Money to support final push for polio eradication
GENEVA, (Feb. 8, 2014) – Buoyed by progress made in two of three countries where polio has never been stopped and India’s recent success marking three years polio-free, the Lawrence Ellison Foundation announced a planned gift of US$100 million over five years to support global polio eradication. Roughly $20 million of that contribution was delivered in 2013. The donation will help fund the GPEI’s $5.5 billion six-year plan to eradicate polio.The Lawrence Ellison Foundation brings to 10 the number of major philanthropies that have pledged a total of $535 million – in addition to the $1.8 billion commitment announced by Bill Gates, co-chair of the Bill & Melinda Gates Foundation – during 2013-2018 to support the GPEI strategy.
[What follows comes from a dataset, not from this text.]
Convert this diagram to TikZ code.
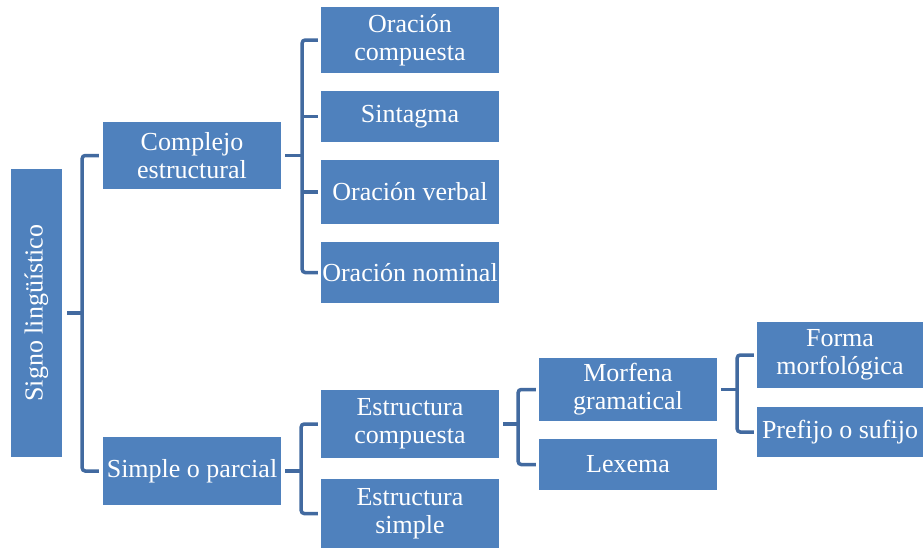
\documentclass[tikz,border=0pt]{standalone}
\usepackage{fontspec}
\setmainfont{Liberation Serif}
\usetikzlibrary{calc}
\definecolor{boxblue}{RGB}{79,129,189}
\definecolor{connblue}{RGB}{66,106,160}
\begin{document}
\begin{tikzpicture}[x=1pt,y=-1pt,
  box/.style={fill=boxblue, text=white, inner sep=0pt, align=center,
    font=\fontsize{26}{28}\selectfont},
  conn/.style={draw=connblue, line width=3.5pt, rounded corners=3pt}]
\useasboundingbox (0,0) rectangle (923,550);
% boxes
\node[box, minimum width=51pt, minimum height=288pt] (sig) at (36.5,313) {};
\node[rotate=90, text=white, font=\fontsize{26}{28}\selectfont] (sigt) at (sig.center) {Signo lingüístico};
\node[box, minimum width=178pt, minimum height=67pt] (comp) at (192,155.5) {Complejo\\estructural};
\node[box, minimum width=178pt, minimum height=68pt] (simp) at (192,471) {Simple o parcial};
\node[box, minimum width=178pt, minimum height=66pt] (oc) at (410,40) {Oración\\compuesta};
\node[box, minimum width=178pt, minimum height=51pt] (sin) at (410,116.5) {Sintagma};
\node[box, minimum width=178pt, minimum height=64pt] (ov) at (410,192) {Oración verbal};
\node[box, minimum width=178pt, minimum height=61pt] (on) at (410,272.5) {Oración nominal};
\node[box, minimum width=178pt, minimum height=68pt] (ec) at (410,424) {Estructura\\compuesta};
\node[box, minimum width=178pt, minimum height=69pt] (es) at (410,513.5) {Estructura\\simple};
\node[box, minimum width=178pt, minimum height=63pt] (mg) at (628,389.5) {Morfena\\gramatical};
\node[box, minimum width=178pt, minimum height=51pt] (lx) at (628,464.5) {Lexema};
\node[box, minimum width=166pt, minimum height=66pt] (fm) at (840,355) {Forma\\morfológica};
\node[box, minimum width=166pt, minimum height=50pt] (pf) at (840,432) {Prefijo o sufijo};
% buses
\coordinate (b0) at ([xshift=20pt]sig.east);
\coordinate (b1) at ([xshift=21pt]comp.east);
\coordinate (b2) at ([xshift=20pt]simp.east);
\coordinate (b3) at ([xshift=19pt]ec.east);
\coordinate (b4) at ([xshift=20pt]mg.east);
% level 1
\draw[conn] ([xshift=5pt]sig.east) -- (b0);
\draw[conn] ([xshift=-4pt]comp.west) -| (b0) |- ([xshift=-4pt]simp.west);
% complejo
\draw[conn] ([xshift=4pt]comp.east) -- (b1);
\draw[conn] ([xshift=-3pt]oc.west) -| (b1) |- ([xshift=-3pt]on.west);
\draw[conn] (b1 |- sin.west) -- ([xshift=-3pt]sin.west);
\draw[conn] (b1 |- ov.west) -- ([xshift=-3pt]ov.west);
% simple
\draw[conn] ([xshift=4pt]simp.east) -- (b2);
\draw[conn] ([xshift=-3pt]ec.west) -| (b2) |- ([xshift=-3pt]es.west);
% estructura compuesta
\draw[conn] ([xshift=4pt]ec.east) -- (b3);
\draw[conn] ([xshift=-3pt]mg.west) -| (b3) |- ([xshift=-3pt]lx.west);
% morfena
\draw[conn] ([xshift=4pt]mg.east) -- (b4);
\draw[conn] ([xshift=-3pt]fm.west) -| (b4) |- ([xshift=-3pt]pf.west);
\end{tikzpicture}
\end{document}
At the Global Vaccine Summit held in Abu Dhabi last April, more than 35 government and private donors, including the Gates Foundation, pledged $4 billion to support the strategy, recognizing the unique opportunity to end the disease forever.
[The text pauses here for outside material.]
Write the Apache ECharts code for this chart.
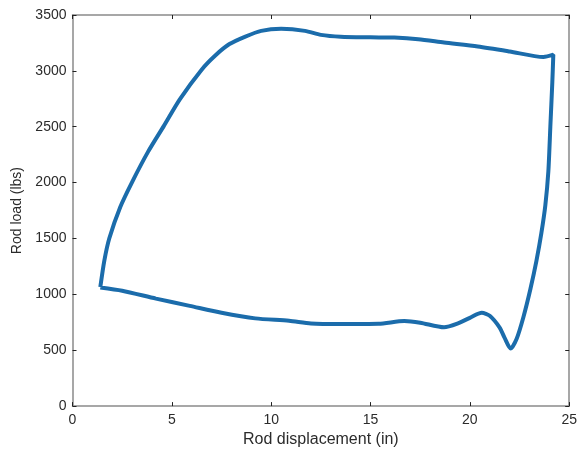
<!DOCTYPE html>
<html><head><meta charset="utf-8">
<script src="https://cdn.jsdelivr.net/npm/echarts@6/dist/echarts.min.js"></script>
<style>html,body{margin:0;padding:0;background:#fff}#c{width:580px;height:453px}</style>
</head><body><div id="c"></div>
<script>
// Loop data (rod displacement in, rod load lbs), traced in order
const displacement = [1.4,1.6,1.85,2.4,3.0,3.8,4.6,5.4,6.5,7.2,7.9,8.7,9.5,10.5,11.7,12.5,13.5,15.0,16.2,17.4,18.7,20.4,22.0,23.7,24.2,
  24.15,24.05,23.95,23.8,23.6,23.35,23.05,22.7,22.35,22.05,21.75,21.5,21.0,20.6,20.0,19.4,18.7,17.5,16.7,15.4,13.5,12.0,10.9,9.2,7.5,5.9,4.2,2.5,1.4];
const load = [1065,1300,1500,1780,2005,2275,2508,2745,3011,3140,3240,3307,3358,3376,3358,3322,3305,3300,3298,3284,3254,3218,3174,3124,3145,
  2900,2500,2100,1800,1550,1300,1050,800,600,515,610,702,808,835,790,740,705,746,761,737,735,740,764,785,835,897,962,1033,1062];
const xTicks = [0,5,10,15,20,25];
const yTicks = [0,500,1000,1500,2000,2500,3000,3500];

const points = displacement.map((x,i)=>[x,load[i]]);
const family = 'Liberation Sans, Arial, sans-serif';
const tickFont = {color:'#2b2b2b', fontSize:14, fontFamily:family};
const axisCommon = {
  axisLine:{show:true,onZero:false,lineStyle:{color:'#8a8a8a',width:1.5}},
  axisTick:{show:true,inside:true,length:4,lineStyle:{color:'#222',width:1}},
  splitLine:{show:false}
};
const chart = echarts.init(document.getElementById('c'));
chart.setOption({
  animation:false,
  grid:{left:72.5,right:7.5,top:15,bottom:44},
  xAxis:[
    Object.assign({type:'value',min:xTicks[0],max:xTicks[xTicks.length-1],interval:5,position:'bottom',
      name:'Rod displacement (in)',nameLocation:'middle',nameGap:25,
      nameTextStyle:{color:'#2b2b2b',fontSize:16,fontFamily:family},
      axisLabel:Object.assign({margin:7,formatter:v=>String(v)},tickFont)},axisCommon),
    Object.assign({type:'value',min:0,max:25,interval:5,position:'top',axisLabel:{show:false}},axisCommon)
  ],
  yAxis:[
    Object.assign({type:'value',min:yTicks[0],max:yTicks[yTicks.length-1],interval:500,position:'left',
      name:'Rod load (lbs)',nameLocation:'middle',nameGap:47,
      nameTextStyle:{color:'#2b2b2b',fontSize:14,fontFamily:family},
      axisLabel:Object.assign({margin:6,formatter:v=>String(v)},tickFont)},axisCommon),
    Object.assign({type:'value',min:0,max:3500,interval:500,position:'right',axisLabel:{show:false}},axisCommon)
  ],
  series:[{
    type:'line',xAxisIndex:0,yAxisIndex:0,data:points,smooth:0.25,showSymbol:false,
    lineStyle:{color:'#1b6cab',width:4},z:3
  }]
});
</script></body></html>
“The global polio eradication effort has done a tremendous job of getting us to the last mile. We knew this last push would be the hardest and the lack of resources can’t be what stands in the way of delivering on the promise of a world without polio. Larry Ellison’s generous donation will help to ensure that all children are protected from this and other vaccine-preventable diseases,” said Gates.
In 2013, following a year with the lowest-ever number of new wild poliovirus cases worldwide, the global effort faced challenges posed by an inability to vaccinate children and insecurity in Northwest Pakistan and Northern Nigeria, and outbreaks in conflict zones in the Horn of Africa and Syria.
Despite those challenges, the polio program continued to make progress toward the ultimate goal of eradication by 2018: the number of new polio cases in Afghanistan and Nigeria were reduced by 65 and 57 percent respectively in 2013, and India celebrated three years polio-free this January.